What is needed
Do not repeat pictures. Repeat exactly the lines of the listing below from its first line through the line with "PW, PH = W - L - R, H - T - B".

Supplied material

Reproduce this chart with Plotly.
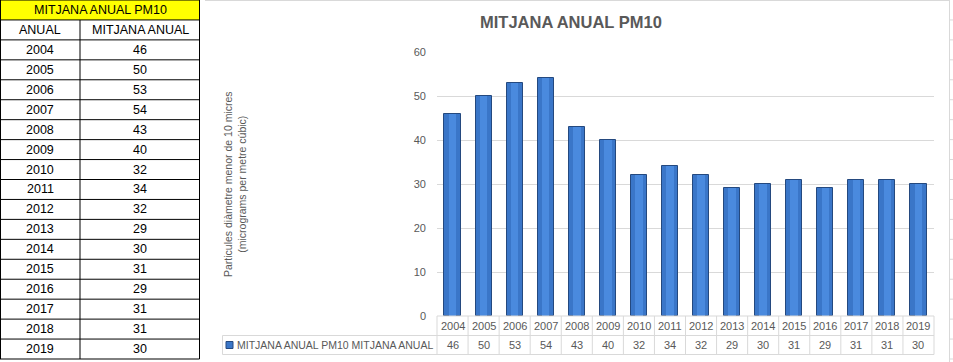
import plotly.graph_objects as go

# ---- data ----
years = ["2004", "2005", "2006", "2007", "2008", "2009", "2010", "2011",
         "2012", "2013", "2014", "2015", "2016", "2017", "2018", "2019"]
values = [46, 50, 53, 54, 43, 40, 32, 34, 32, 29, 30, 31, 29, 31, 31, 30]
table_title = "MITJANA ANUAL PM10"
col_headers = ["ANUAL", "MITJANA ANUAL"]
chart_title = "MITJANA ANUAL PM10"
y_title = "Particules diàmetre menor de 10 micres<br>(micrograms per metre cúbic)"
legend_label = "MITJANA ANUAL PM10 MITJANA ANUAL"
y_ticks = [0, 10, 20, 30, 40, 50, 60]

# ---- geometry (pixels) ----
W, H = 953, 362
L, R, T, B = 437, 19, 52, 46
PW, PH = W - L - R, H - T - B

FONT = "Liberation Sans, Arial"
GRAY = "#595959"
GRID = "#d9d9d9"


def px(x):
    return (x - L) / PW


def py(y):
    return (H - B - y) / PH


fig = go.Figure()
fig.add_trace(go.Bar(x=years, y=values, width=0.52,
                     marker=dict(color="#3a76c8", line=dict(color="#24497f", width=1)),
                     hoverinfo="x+y", showlegend=False))
fig.add_trace(go.Bar(x=years, y=values, width=0.24,
                     marker=dict(color="#4a8ade", line=dict(width=0)),
                     hoverinfo="skip", showlegend=False))

shapes = []
annots = []

# ---- left Excel table ----
row_h = 359 / 18
shapes.append(dict(type="rect", xref="paper", yref="paper",
                   x0=px(0), x1=px(199.5), y0=py(0), y1=py(row_h),
                   fillcolor="#ffff00", line=dict(width=0), layer="below"))
for i in range(19):
    yy = i * row_h if i < 18 else 359
    shapes.append(dict(type="line", xref="paper", yref="paper",
                       x0=px(0), x1=px(199.5), y0=py(yy), y1=py(yy),
                       line=dict(color="#000000", width=1)))
for xx, ytop in [(0.5, 0), (199.5, 0), (80, row_h)]:
    shapes.append(dict(type="line", xref="paper", yref="paper",
                       x0=px(xx), x1=px(xx), y0=py(ytop), y1=py(359),
                       line=dict(color="#000000", width=1)))

tfont = dict(family=FONT, size=12.5, color="#000000")
annots.append(dict(text=table_title, xref="paper", yref="paper", x=px(100), y=py(row_h / 2),
                   showarrow=False, font=tfont, xanchor="center", yanchor="middle"))
annots.append(dict(text=col_headers[0], xref="paper", yref="paper", x=px(40), y=py(1.5 * row_h),
                   showarrow=False, font=tfont, xanchor="center", yanchor="middle"))
annots.append(dict(text=col_headers[1], xref="paper", yref="paper", x=px(140), y=py(1.5 * row_h),
                   showarrow=False, font=tfont, xanchor="center", yanchor="middle"))
for i, (yr, v) in enumerate(zip(years, values)):
    yc = (i + 2.5) * row_h
    annots.append(dict(text=yr, xref="paper", yref="paper", x=px(40), y=py(yc),
                       showarrow=False, font=tfont, xanchor="center", yanchor="middle"))
    annots.append(dict(text=str(v), xref="paper", yref="paper", x=px(140), y=py(yc),
                       showarrow=False, font=tfont, xanchor="center", yanchor="middle"))

# ---- chart border / sheet edge ----
shapes.append(dict(type="line", xref="paper", yref="paper", x0=px(205), x1=px(950),
                   y0=py(0.5), y1=py(0.5), line=dict(color=GRID, width=1)))
shapes.append(dict(type="line", xref="paper", yref="paper", x0=px(949.5), x1=px(949.5),
                   y0=py(0), y1=py(362), line=dict(color=GRID, width=1)))
for k in range(1, 19):
    yy = k * row_h
    shapes.append(dict(type="line", xref="paper", yref="paper", x0=px(950), x1=px(953),
                       y0=py(yy), y1=py(yy), line=dict(color=GRID, width=1)))

# ---- chart data table ----
top, mid, bot = 316, 335.5, 354.5
shapes.append(dict(type="line", xref="paper", yref="paper", x0=px(L), x1=px(W - R),
                   y0=py(top), y1=py(top), line=dict(color=GRID, width=1)))
for yy in (mid, bot):
    shapes.append(dict(type="line", xref="paper", yref="paper", x0=px(222.5), x1=px(W - R),
                       y0=py(yy), y1=py(yy), line=dict(color=GRID, width=1)))
shapes.append(dict(type="line", xref="paper", yref="paper", x0=px(222.5), x1=px(222.5),
                   y0=py(mid), y1=py(bot), line=dict(color=GRID, width=1)))
for k in range(len(years) + 1):
    xx = L + k * PW / len(years)
    shapes.append(dict(type="line", xref="paper", yref="paper", x0=px(xx), x1=px(xx),
                       y0=py(top), y1=py(bot), line=dict(color=GRID, width=1)))
# legend key
shapes.append(dict(type="rect", xref="paper", yref="paper", x0=px(226), x1=px(233),
                   y0=py(341.5), y1=py(348.5), fillcolor="#3a76c8",
                   line=dict(color="#24497f", width=1)))

cfont = dict(family=FONT, size=11, color=GRAY)
for i, (yr, v) in enumerate(zip(years, values)):
    annots.append(dict(text=yr, xref="x", yref="paper", x=i, y=py((top + mid) / 2),
                       showarrow=False, font=cfont, xanchor="center", yanchor="middle"))
    annots.append(dict(text=str(v), xref="x", yref="paper", x=i, y=py((mid + bot) / 2),
                       showarrow=False, font=cfont, xanchor="center", yanchor="middle"))
annots.append(dict(text=legend_label, xref="paper", yref="paper", x=px(235), y=py((mid + bot) / 2),
                   showarrow=False, font=dict(family=FONT, size=10.5, color=GRAY),
                   xanchor="left", yanchor="middle"))

# ---- title & axis title ----
annots.append(dict(text="<b>" + chart_title + "</b>", xref="paper", yref="paper",
                   x=px(571), y=py(22), showarrow=False,
                   font=dict(family=FONT, size=16.5, color=GRAY), xanchor="center", yanchor="middle"))
annots.append(dict(text=y_title, xref="paper", yref="paper", x=px(235), y=py(184),
                   showarrow=False, textangle=-90,
                   font=dict(family=FONT, size=10.5, color=GRAY), xanchor="center", yanchor="middle"))

fig.update_layout(
    width=W, height=H,
    margin=dict(l=L, r=R, t=T, b=B, pad=0),
    paper_bgcolor="white", plot_bgcolor="white",
    barmode="overlay", bargap=0,
    shapes=shapes, annotations=annots,
    xaxis=dict(type="category", showticklabels=False, showgrid=False, zeroline=False,
               showline=False, ticks="", range=[-0.5, len(years) - 0.5]),
    yaxis=dict(range=[0, 60], tickvals=y_ticks, showgrid=True, gridcolor=GRID, gridwidth=1,
               zeroline=False, showline=False, ticks="",
               tickfont=dict(family=FONT, size=11, color=GRAY), ticklabelstandoff=10),
)

fig.write_html("out.html", config={"displayModeBar": False},
               post_script="document.body.style.margin='0';")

The response
Reproduce this chart with Plotly.
import plotly.graph_objects as go

# ---- data ----
years = ["2004", "2005", "2006", "2007", "2008", "2009", "2010", "2011",
         "2012", "2013", "2014", "2015", "2016", "2017", "2018", "2019"]
values = [46, 50, 53, 54, 43, 40, 32, 34, 32, 29, 30, 31, 29, 31, 31, 30]
table_title = "MITJANA ANUAL PM10"
col_headers = ["ANUAL", "MITJANA ANUAL"]
chart_title = "MITJANA ANUAL PM10"
y_title = "Particules diàmetre menor de 10 micres<br>(micrograms per metre cúbic)"
legend_label = "MITJANA ANUAL PM10 MITJANA ANUAL"
y_ticks = [0, 10, 20, 30, 40, 50, 60]

# ---- geometry (pixels) ----
W, H = 953, 362
L, R, T, B = 437, 19, 52, 46
PW, PH = W - L - R, H - T - B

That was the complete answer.